Columns in Excel are labeled in alphabets, starting from ‘A’, and rows in Excel are labeled in roman numbers, starting from ‘1’. For example, in the following Excel picture, A1 is the cell in the intersection of the first column and first row, which is ‘ID’.

Yes, you got the idea and it is just like the DataFrame data structure in our friends, pandas.

On top of that, other commonly seen Excel lingos include worksheets and workbooks. 

  • A worksheet means a single spreadsheet in an Excel file. 
  • A workbook means a single Excel file with extensions like .xlsx and .xls

Tip: More file extensions supported by Excel can be found in the Microsoft official doc here.

Now, you are ready to know how to read data from Excel!

Brief Comparison on popular Python ways to Read Data from Excel

Here is the summary of popular Python ways to read data from excel:

One of pandas.read_excel()’s advantages is engine compatibility. It uses multiple external engines for different Excel extensions, including openpyxl, xlrd, odf, and pyxlsb.

  • xlrd” supports old-style Excel files (.xls).
  • openpyxl” supports newer Excel 2010 file formats (.xlsx, .xlsm, .xltx, .xltm).
  • odf” supports OpenDocument file formats (.odf, .ods, .odt).
  • pyxlsb” supports Binary Excel 2007-2010 files (.xlsb).

In summary, you can use openpyxl and other libraries for specific Excel file formats and basic data processing. And please remember openpyxl supports newer Excel file formats out of all. 

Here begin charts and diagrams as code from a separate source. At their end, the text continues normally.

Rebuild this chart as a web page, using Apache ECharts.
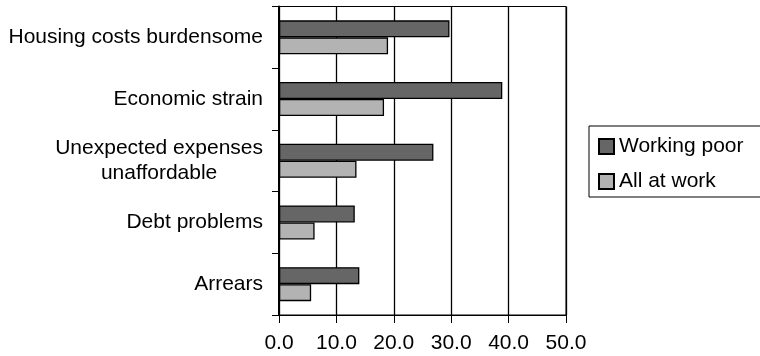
<!DOCTYPE html>
<html>
<head>
<meta charset="utf-8">
<script src="https://cdn.jsdelivr.net/npm/echarts@6/dist/echarts.min.js"></script>
<style>
  html, body { margin: 0; padding: 0; background: #fff; }
  #chart { width: 760px; height: 356px; }
</style>
</head>
<body>
<div id="chart"></div>
<script>
// Financial hardship indicators, percent of group
const categories = [
  'Housing costs burdensome',
  'Economic strain',
  'Unexpected expenses\nunaffordable',
  'Debt problems',
  'Arrears'
];
const seriesNames = ['Working poor', 'All at work'];
const workingPoor = [29.7, 38.9, 26.9, 13.2, 14.0];
const allAtWork = [19.0, 18.3, 13.5, 6.2, 5.6];
const xTicks = { min: 0, max: 50, interval: 10 };

const FONT = '"Liberation Sans", Arial, Helvetica, sans-serif';
const chart = echarts.init(document.getElementById('chart'), null, { renderer: 'canvas' });

chart.setOption({
  animation: false,
  backgroundColor: '#ffffff',
  textStyle: { fontFamily: FONT, color: '#000' },
  grid: {
    left: 279, top: 6.5, right: 194, bottom: 41,
    show: true, borderColor: '#000', borderWidth: 1
  },
  legend: {
    orient: 'vertical',
    left: 589, top: 126,
    padding: [10, 40, 5, 9],
    borderColor: '#000', borderWidth: 1,
    itemWidth: 15, itemHeight: 15, itemGap: 14,
    icon: 'rect',
    textStyle: { fontFamily: FONT, fontSize: 21, lineHeight: 21, color: '#000' },
    data: seriesNames
  },
  xAxis: {
    type: 'value',
    min: xTicks.min, max: xTicks.max, interval: xTicks.interval,
    axisLine: { show: true, lineStyle: { color: '#000', width: 1 } },
    axisTick: { show: true, length: 8, lineStyle: { color: '#000', width: 1 } },
    axisLabel: {
      fontFamily: FONT, fontSize: 21, color: '#000', margin: 18,
      formatter: v => v.toFixed(1)
    },
    splitLine: { show: true, lineStyle: { color: '#000', width: 1.3 } }
  },
  yAxis: {
    type: 'category',
    inverse: true,
    data: categories,
    axisLine: { show: true, lineStyle: { color: '#000', width: 2 } },
    axisTick: { show: true, length: 7, lineStyle: { color: '#000' } },
    axisLabel: {
      margin: 16,
      fontFamily: FONT, fontSize: 21, color: '#000', lineHeight: 25,
      formatter: v => v.split('\n').map(s => '{c|' + s + '}').join('\n'),
      rich: { c: { align: 'center', fontFamily: FONT, fontSize: 21, lineHeight: 25, color: '#000' } }
    },
    splitLine: { show: false }
  },
  series: [
    {
      name: seriesNames[0], type: 'bar', data: workingPoor,
      barWidth: 17, barGap: '0%',
      itemStyle: { color: '#666666', borderColor: '#000', borderWidth: 1.3 }
    },
    {
      name: seriesNames[1], type: 'bar', data: allAtWork,
      barWidth: 17, barGap: '0%',
      itemStyle: { color: '#b3b3b3', borderColor: '#000', borderWidth: 1.3 }
    }
  ]
});
</script>
</body>
</html>
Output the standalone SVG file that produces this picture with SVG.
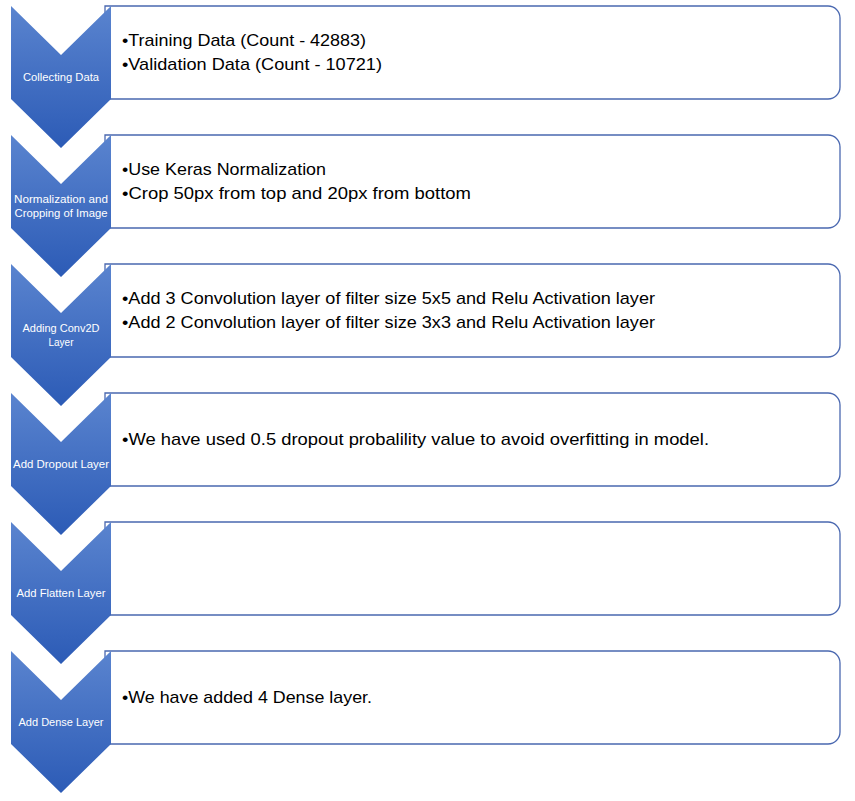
<svg xmlns="http://www.w3.org/2000/svg" width="855" height="801" viewBox="0 0 855 801">
<defs>
<linearGradient id="chev" x1="0" y1="0" x2="0" y2="1">
<stop offset="0" stop-color="#5a84cf"/>
<stop offset="1" stop-color="#2c5bb6"/>
</linearGradient>
<path id="chevShape" d="M11,6 L61,55 L111,6 L111,99 L61,148 L11,99 Z"/>
<path id="boxShape" d="M105,6 H828 A12,12 0 0 1 840,18 V87 A12,12 0 0 1 828,99 H105 Z"/>
</defs>
<style>
.box{fill:#ffffff;stroke:#4a68b0;stroke-width:1.3}
.chev{fill:url(#chev)}
.lbl{font-family:"Liberation Sans","DejaVu Sans",sans-serif;font-size:10px;fill:#ffffff;text-anchor:middle}
.txt{font-family:"Liberation Sans","DejaVu Sans",sans-serif;font-size:17px;fill:#000000}
</style>
<rect width="855" height="801" fill="#ffffff"/>
<g id="step1">
<use href="#boxShape" class="box"/>
<use href="#chevShape" class="chev"/>
<text class="lbl" x="61" y="81" textLength="76" lengthAdjust="spacingAndGlyphs">Collecting Data</text>
<text class="txt" x="122" y="46" textLength="244" lengthAdjust="spacingAndGlyphs">•Training Data (Count - 42883)</text>
<text class="txt" x="122" y="70" textLength="260" lengthAdjust="spacingAndGlyphs">•Validation Data (Count - 10721)</text>
</g>
<g id="step2" transform="translate(0,129)">
<use href="#boxShape" class="box"/>
<use href="#chevShape" class="chev"/>
<text class="lbl" x="61" y="74" textLength="94" lengthAdjust="spacingAndGlyphs">Normalization and</text>
<text class="lbl" x="61" y="88" textLength="93" lengthAdjust="spacingAndGlyphs">Cropping of Image</text>
<text class="txt" x="122" y="46" textLength="204" lengthAdjust="spacingAndGlyphs">•Use Keras Normalization</text>
<text class="txt" x="122" y="70" textLength="349" lengthAdjust="spacingAndGlyphs">•Crop 50px from top and 20px from bottom</text>
</g>
<g id="step3" transform="translate(0,258)">
<use href="#boxShape" class="box"/>
<use href="#chevShape" class="chev"/>
<text class="lbl" x="61" y="74" textLength="77" lengthAdjust="spacingAndGlyphs">Adding Conv2D</text>
<text class="lbl" x="61" y="88" textLength="25" lengthAdjust="spacingAndGlyphs">Layer</text>
<text class="txt" x="122" y="46" textLength="533" lengthAdjust="spacingAndGlyphs">•Add 3 Convolution layer of filter size 5x5 and Relu Activation layer</text>
<text class="txt" x="122" y="70" textLength="533" lengthAdjust="spacingAndGlyphs">•Add 2 Convolution layer of filter size 3x3 and Relu Activation layer</text>
</g>
<g id="step4" transform="translate(0,387)">
<use href="#boxShape" class="box"/>
<use href="#chevShape" class="chev"/>
<text class="lbl" x="61" y="81" textLength="96" lengthAdjust="spacingAndGlyphs">Add Dropout Layer</text>
<text class="txt" x="122" y="58" textLength="587" lengthAdjust="spacingAndGlyphs">•We have used 0.5 dropout probalility value to avoid overfitting in model.</text>
</g>
<g id="step5" transform="translate(0,516)">
<use href="#boxShape" class="box"/>
<use href="#chevShape" class="chev"/>
<text class="lbl" x="61" y="81" textLength="89" lengthAdjust="spacingAndGlyphs">Add Flatten Layer</text>
</g>
<g id="step6" transform="translate(0,645)">
<use href="#boxShape" class="box"/>
<use href="#chevShape" class="chev"/>
<text class="lbl" x="61" y="81" textLength="85" lengthAdjust="spacingAndGlyphs">Add Dense Layer</text>
<text class="txt" x="122" y="58" textLength="250" lengthAdjust="spacingAndGlyphs">•We have added 4 Dense layer.</text>
</g>
<g id="connectors"/>
</svg>
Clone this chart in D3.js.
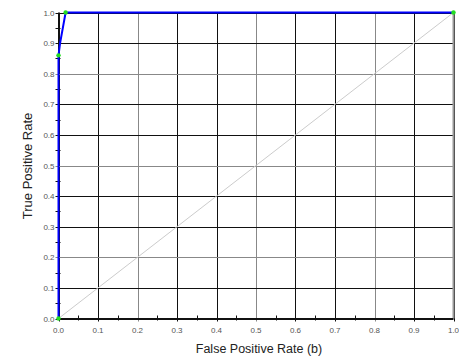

However, I recommend using pandas.read_excel() for data science and analytics application because it supports most Excel file formats and returns a DataFrame object with powerful methods, which is efficient for subsequent data processing.

Therefore, let’s see how to use pandas.read_excel() to read data from Excel in three use cases.

Reading Data from Excel – pandas.read_excel()

Since pandas.read_excel() is the most powerful and inclusive way to read data from Excel files with different extensions, I will first walk you through three use cases with real Python codes below using pandas.read_excel().

Getting started

To use pandas, you need to first install this package in your command line like:

$ pip install pandas 

Tip: you might need to use pip3 instead of pip, depending on your environment.

Given the engine compatibility mentioned above, you also need to install respective engine libraries. For example, to use openpyxl, you need to install this package in your command line like:

$ pip install openpyxl

Tip: you might need to use pip3 instead of pip, depending on your environment.

Dataset

In our examples, we will use two Excel workbooks (.xlsx), learn_excel_12 and learn_excel_34.

These two workbooks have same data structures and column names in each worksheet.

For example, following is the data in the Class_1 worksheet in the learn_excel_12 workbook.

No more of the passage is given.